En août 2019, des affrontements opposent à Aden séparatistes de la force « Cordon de sécurité », entraînée par les Émirats, aux troupes du gouvernement, soutenues par Riyad.

Riyad a depuis négocié un accord de partage du pouvoir et chapeauté la formation d’un gouvernement.

L’Arabie ciblée

Le 14 septembre 2019, les rebelles revendiquent des attaques contre deux sites du géant pétrolier Aramco en Arabie saoudite, premier exportateur mondial de brut. Riyad et Washington accusent l’Iran qui dément.

Les houthis multiplient les attaques avec drones et missiles contre le royaume saoudien. En mars 2021, les installations pétrolières saoudiennes sont la cible de deux attaques majeures.

Offensive sur Marib

Après des mois d’accalmie, les rebelles reprennent en février 2021 leur offensive sur Marib, ville stratégique dans une région riche en pétrole et dernier bastion loyaliste dans le Nord.
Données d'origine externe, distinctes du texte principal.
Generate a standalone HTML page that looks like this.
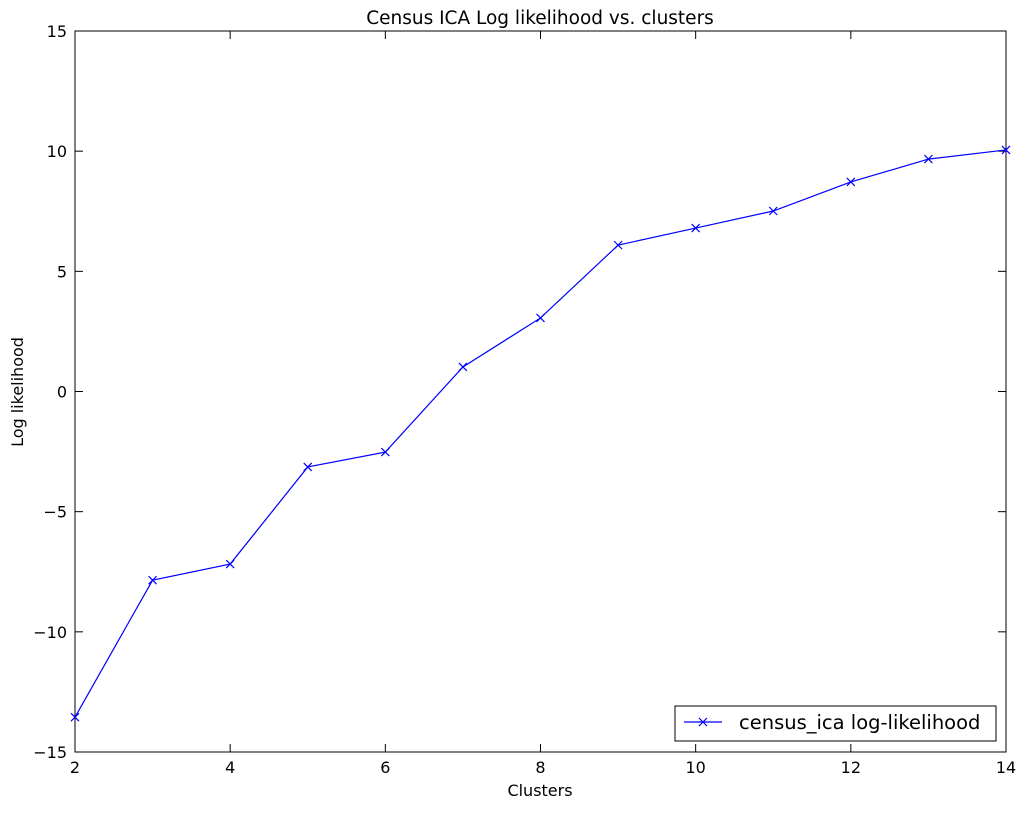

L’offensive intervient alors que l’administration américaine de Joe Biden a retiré les houthis de sa liste des « organisations terroristes ».

Six mois de trêve

Le 17 janvier 2022, les houthis attaquent des installations à Abou Dabi, faisant trois morts.

Le 25, les rebelles mènent de nouvelles attaques en Arabie saoudite, provoquant un gigantesque incendie dans un site pétrolier à Jeddah.

Une trêve négociée par l’ONU entre en vigueur le 2 avril 2022. Elle expire six mois plus tard, le 2 octobre, mais la situation reste relativement calme sur le terrain.

Rapprochement entre l’Iran et l’Arabie

Le 10 mars 2023, l’Arabie saoudite et l’Iran conviennent, sous l’égide de la Chine, de reprendre leurs relations diplomatiques et de rouvrir d’ici mi-mai leurs ambassades.

Le 19, le président iranien Ebrahim Raissi reçoit une invitation du roi Salmane pour se rendre à Riyad et sceller le rapprochement entre les deux pays. Le déplacement est prévu après le ramadan, fin avril.

Le 8 avril, des médiateurs omanais arrivent à Sanaa pour discuter avec les rebelles houthis d’une trêve au Yémen avec l’Arabie saoudite.

Le 9 avril, une délégation saoudienne arrive à Sanaa pour négocier une trêve durable et discuter du processus de paix avec les rebelles houthis.